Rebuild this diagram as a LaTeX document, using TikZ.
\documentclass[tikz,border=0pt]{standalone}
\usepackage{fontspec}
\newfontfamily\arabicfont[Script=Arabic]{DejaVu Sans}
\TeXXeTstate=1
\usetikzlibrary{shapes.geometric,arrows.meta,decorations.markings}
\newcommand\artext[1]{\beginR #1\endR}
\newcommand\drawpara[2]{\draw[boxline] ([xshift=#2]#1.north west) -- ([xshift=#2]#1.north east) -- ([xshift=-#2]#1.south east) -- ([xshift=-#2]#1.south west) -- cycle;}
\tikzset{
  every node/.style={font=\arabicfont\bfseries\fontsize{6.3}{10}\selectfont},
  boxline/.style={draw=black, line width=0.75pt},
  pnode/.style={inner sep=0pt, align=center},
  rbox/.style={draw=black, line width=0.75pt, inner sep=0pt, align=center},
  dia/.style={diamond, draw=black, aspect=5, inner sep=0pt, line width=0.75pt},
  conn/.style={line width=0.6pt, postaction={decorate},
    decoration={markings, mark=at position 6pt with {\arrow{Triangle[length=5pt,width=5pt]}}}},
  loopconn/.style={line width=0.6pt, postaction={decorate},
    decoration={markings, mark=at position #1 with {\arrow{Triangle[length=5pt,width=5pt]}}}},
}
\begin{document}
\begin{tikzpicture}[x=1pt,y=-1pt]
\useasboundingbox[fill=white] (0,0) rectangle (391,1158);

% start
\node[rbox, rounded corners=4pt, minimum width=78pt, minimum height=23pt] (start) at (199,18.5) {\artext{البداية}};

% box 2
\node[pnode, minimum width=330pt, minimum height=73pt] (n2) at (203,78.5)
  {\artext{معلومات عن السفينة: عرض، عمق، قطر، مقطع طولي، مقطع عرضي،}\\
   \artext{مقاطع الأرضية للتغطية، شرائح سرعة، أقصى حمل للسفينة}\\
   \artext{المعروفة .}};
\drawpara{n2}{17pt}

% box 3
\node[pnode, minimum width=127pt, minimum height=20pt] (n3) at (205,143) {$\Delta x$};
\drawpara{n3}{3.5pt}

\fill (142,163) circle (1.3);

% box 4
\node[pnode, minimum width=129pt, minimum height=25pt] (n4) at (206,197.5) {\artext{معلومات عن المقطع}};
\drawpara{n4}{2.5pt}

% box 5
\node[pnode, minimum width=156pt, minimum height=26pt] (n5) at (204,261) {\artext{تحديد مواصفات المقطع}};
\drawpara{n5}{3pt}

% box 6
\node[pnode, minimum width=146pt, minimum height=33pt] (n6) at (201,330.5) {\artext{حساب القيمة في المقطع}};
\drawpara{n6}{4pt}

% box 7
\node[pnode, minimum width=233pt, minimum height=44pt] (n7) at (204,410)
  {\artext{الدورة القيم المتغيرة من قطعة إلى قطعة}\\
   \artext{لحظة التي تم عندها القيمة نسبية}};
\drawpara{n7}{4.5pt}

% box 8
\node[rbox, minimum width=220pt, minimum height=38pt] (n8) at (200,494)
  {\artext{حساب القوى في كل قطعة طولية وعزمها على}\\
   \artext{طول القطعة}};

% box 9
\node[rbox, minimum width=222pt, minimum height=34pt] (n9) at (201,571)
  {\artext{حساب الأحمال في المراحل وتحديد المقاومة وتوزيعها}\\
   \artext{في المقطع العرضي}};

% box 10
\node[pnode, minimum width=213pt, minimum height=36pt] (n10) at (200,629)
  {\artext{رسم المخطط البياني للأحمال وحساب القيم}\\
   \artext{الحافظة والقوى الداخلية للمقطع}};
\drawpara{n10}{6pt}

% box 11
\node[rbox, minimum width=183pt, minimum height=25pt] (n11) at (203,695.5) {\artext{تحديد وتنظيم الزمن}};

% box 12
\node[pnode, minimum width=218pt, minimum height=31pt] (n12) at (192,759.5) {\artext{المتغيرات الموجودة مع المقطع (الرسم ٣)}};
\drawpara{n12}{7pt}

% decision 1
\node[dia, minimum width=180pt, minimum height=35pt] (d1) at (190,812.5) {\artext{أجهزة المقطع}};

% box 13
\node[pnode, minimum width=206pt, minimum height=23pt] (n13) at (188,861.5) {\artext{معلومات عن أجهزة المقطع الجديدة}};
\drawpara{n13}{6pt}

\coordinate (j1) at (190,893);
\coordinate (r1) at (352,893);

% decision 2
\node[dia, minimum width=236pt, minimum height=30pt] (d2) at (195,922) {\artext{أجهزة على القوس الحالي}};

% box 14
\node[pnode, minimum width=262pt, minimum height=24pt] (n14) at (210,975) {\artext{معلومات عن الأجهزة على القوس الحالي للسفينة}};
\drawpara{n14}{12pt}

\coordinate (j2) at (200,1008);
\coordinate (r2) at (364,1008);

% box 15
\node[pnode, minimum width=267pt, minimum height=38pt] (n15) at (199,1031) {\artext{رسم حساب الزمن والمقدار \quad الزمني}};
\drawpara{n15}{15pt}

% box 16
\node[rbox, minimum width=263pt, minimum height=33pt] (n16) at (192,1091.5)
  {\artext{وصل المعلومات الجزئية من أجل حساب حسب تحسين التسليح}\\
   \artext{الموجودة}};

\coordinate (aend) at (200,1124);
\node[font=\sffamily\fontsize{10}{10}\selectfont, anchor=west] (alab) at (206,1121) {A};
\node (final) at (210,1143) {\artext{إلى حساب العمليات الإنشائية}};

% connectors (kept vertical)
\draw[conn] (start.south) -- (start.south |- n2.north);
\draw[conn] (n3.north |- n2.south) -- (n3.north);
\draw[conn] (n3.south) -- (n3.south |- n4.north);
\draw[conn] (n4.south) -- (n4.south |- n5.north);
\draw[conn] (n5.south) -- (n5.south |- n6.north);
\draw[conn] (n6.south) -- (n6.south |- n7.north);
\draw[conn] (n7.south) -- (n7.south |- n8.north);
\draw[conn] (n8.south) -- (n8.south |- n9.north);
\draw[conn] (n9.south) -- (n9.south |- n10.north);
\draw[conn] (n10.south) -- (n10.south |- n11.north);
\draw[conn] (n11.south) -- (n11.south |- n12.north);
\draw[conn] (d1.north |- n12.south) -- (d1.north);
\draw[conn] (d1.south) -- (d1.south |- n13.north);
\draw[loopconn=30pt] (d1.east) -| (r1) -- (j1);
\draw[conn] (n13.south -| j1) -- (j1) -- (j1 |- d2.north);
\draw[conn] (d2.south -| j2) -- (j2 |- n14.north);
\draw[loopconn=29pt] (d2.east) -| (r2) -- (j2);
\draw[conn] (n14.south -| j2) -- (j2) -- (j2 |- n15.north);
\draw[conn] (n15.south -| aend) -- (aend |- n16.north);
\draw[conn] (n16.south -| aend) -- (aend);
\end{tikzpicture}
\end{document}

━━━━

THE EXERCISE:
Using the data above, reproduce every line exactly.

RIGHT ANSWER:
Rebuild this diagram as a LaTeX document, using TikZ.
\documentclass[tikz,border=0pt]{standalone}
\usepackage{fontspec}
\newfontfamily\arabicfont[Script=Arabic]{DejaVu Sans}
\TeXXeTstate=1
\usetikzlibrary{shapes.geometric,arrows.meta,decorations.markings}
\newcommand\artext[1]{\beginR #1\endR}
\newcommand\drawpara[2]{\draw[boxline] ([xshift=#2]#1.north west) -- ([xshift=#2]#1.north east) -- ([xshift=-#2]#1.south east) -- ([xshift=-#2]#1.south west) -- cycle;}
\tikzset{
  every node/.style={font=\arabicfont\bfseries\fontsize{6.3}{10}\selectfont},
  boxline/.style={draw=black, line width=0.75pt},
  pnode/.style={inner sep=0pt, align=center},
  rbox/.style={draw=black, line width=0.75pt, inner sep=0pt, align=center},
  dia/.style={diamond, draw=black, aspect=5, inner sep=0pt, line width=0.75pt},
  conn/.style={line width=0.6pt, postaction={decorate},
    decoration={markings, mark=at position 6pt with {\arrow{Triangle[length=5pt,width=5pt]}}}},
  loopconn/.style={line width=0.6pt, postaction={decorate},
    decoration={markings, mark=at position #1 with {\arrow{Triangle[length=5pt,width=5pt]}}}},
}
\begin{document}
\begin{tikzpicture}[x=1pt,y=-1pt]
\useasboundingbox[fill=white] (0,0) rectangle (391,1158);

% start
\node[rbox, rounded corners=4pt, minimum width=78pt, minimum height=23pt] (start) at (199,18.5) {\artext{البداية}};

% box 2
\node[pnode, minimum width=330pt, minimum height=73pt] (n2) at (203,78.5)
  {\artext{معلومات عن السفينة: عرض، عمق، قطر، مقطع طولي، مقطع عرضي،}\\
   \artext{مقاطع الأرضية للتغطية، شرائح سرعة، أقصى حمل للسفينة}\\
   \artext{المعروفة .}};
\drawpara{n2}{17pt}

% box 3
\node[pnode, minimum width=127pt, minimum height=20pt] (n3) at (205,143) {$\Delta x$};
\drawpara{n3}{3.5pt}

\fill (142,163) circle (1.3);

% box 4
\node[pnode, minimum width=129pt, minimum height=25pt] (n4) at (206,197.5) {\artext{معلومات عن المقطع}};
\drawpara{n4}{2.5pt}

% box 5
\node[pnode, minimum width=156pt, minimum height=26pt] (n5) at (204,261) {\artext{تحديد مواصفات المقطع}};
\drawpara{n5}{3pt}

% box 6
\node[pnode, minimum width=146pt, minimum height=33pt] (n6) at (201,330.5) {\artext{حساب القيمة في المقطع}};
\drawpara{n6}{4pt}

% box 7
\node[pnode, minimum width=233pt, minimum height=44pt] (n7) at (204,410)
  {\artext{الدورة القيم المتغيرة من قطعة إلى قطعة}\\
   \artext{لحظة التي تم عندها القيمة نسبية}};
\drawpara{n7}{4.5pt}

% box 8
\node[rbox, minimum width=220pt, minimum height=38pt] (n8) at (200,494)
  {\artext{حساب القوى في كل قطعة طولية وعزمها على}\\
   \artext{طول القطعة}};

% box 9
\node[rbox, minimum width=222pt, minimum height=34pt] (n9) at (201,571)
  {\artext{حساب الأحمال في المراحل وتحديد المقاومة وتوزيعها}\\
   \artext{في المقطع العرضي}};

% box 10
\node[pnode, minimum width=213pt, minimum height=36pt] (n10) at (200,629)
  {\artext{رسم المخطط البياني للأحمال وحساب القيم}\\
   \artext{الحافظة والقوى الداخلية للمقطع}};
\drawpara{n10}{6pt}

% box 11
\node[rbox, minimum width=183pt, minimum height=25pt] (n11) at (203,695.5) {\artext{تحديد وتنظيم الزمن}};

% box 12
\node[pnode, minimum width=218pt, minimum height=31pt] (n12) at (192,759.5) {\artext{المتغيرات الموجودة مع المقطع (الرسم ٣)}};
\drawpara{n12}{7pt}

% decision 1
\node[dia, minimum width=180pt, minimum height=35pt] (d1) at (190,812.5) {\artext{أجهزة المقطع}};

% box 13
\node[pnode, minimum width=206pt, minimum height=23pt] (n13) at (188,861.5) {\artext{معلومات عن أجهزة المقطع الجديدة}};
\drawpara{n13}{6pt}

\coordinate (j1) at (190,893);
\coordinate (r1) at (352,893);

% decision 2
\node[dia, minimum width=236pt, minimum height=30pt] (d2) at (195,922) {\artext{أجهزة على القوس الحالي}};

% box 14
\node[pnode, minimum width=262pt, minimum height=24pt] (n14) at (210,975) {\artext{معلومات عن الأجهزة على القوس الحالي للسفينة}};
\drawpara{n14}{12pt}

\coordinate (j2) at (200,1008);
\coordinate (r2) at (364,1008);

% box 15
\node[pnode, minimum width=267pt, minimum height=38pt] (n15) at (199,1031) {\artext{رسم حساب الزمن والمقدار \quad الزمني}};
\drawpara{n15}{15pt}

% box 16
\node[rbox, minimum width=263pt, minimum height=33pt] (n16) at (192,1091.5)
  {\artext{وصل المعلومات الجزئية من أجل حساب حسب تحسين التسليح}\\
   \artext{الموجودة}};

\coordinate (aend) at (200,1124);
\node[font=\sffamily\fontsize{10}{10}\selectfont, anchor=west] (alab) at (206,1121) {A};
\node (final) at (210,1143) {\artext{إلى حساب العمليات الإنشائية}};

% connectors (kept vertical)
\draw[conn] (start.south) -- (start.south |- n2.north);
\draw[conn] (n3.north |- n2.south) -- (n3.north);
\draw[conn] (n3.south) -- (n3.south |- n4.north);
\draw[conn] (n4.south) -- (n4.south |- n5.north);
\draw[conn] (n5.south) -- (n5.south |- n6.north);
\draw[conn] (n6.south) -- (n6.south |- n7.north);
\draw[conn] (n7.south) -- (n7.south |- n8.north);
\draw[conn] (n8.south) -- (n8.south |- n9.north);
\draw[conn] (n9.south) -- (n9.south |- n10.north);
\draw[conn] (n10.south) -- (n10.south |- n11.north);
\draw[conn] (n11.south) -- (n11.south |- n12.north);
\draw[conn] (d1.north |- n12.south) -- (d1.north);
\draw[conn] (d1.south) -- (d1.south |- n13.north);
\draw[loopconn=30pt] (d1.east) -| (r1) -- (j1);
\draw[conn] (n13.south -| j1) -- (j1) -- (j1 |- d2.north);
\draw[conn] (d2.south -| j2) -- (j2 |- n14.north);
\draw[loopconn=29pt] (d2.east) -| (r2) -- (j2);
\draw[conn] (n14.south -| j2) -- (j2) -- (j2 |- n15.north);
\draw[conn] (n15.south -| aend) -- (aend |- n16.north);
\draw[conn] (n16.south -| aend) -- (aend);
\end{tikzpicture}
\end{document}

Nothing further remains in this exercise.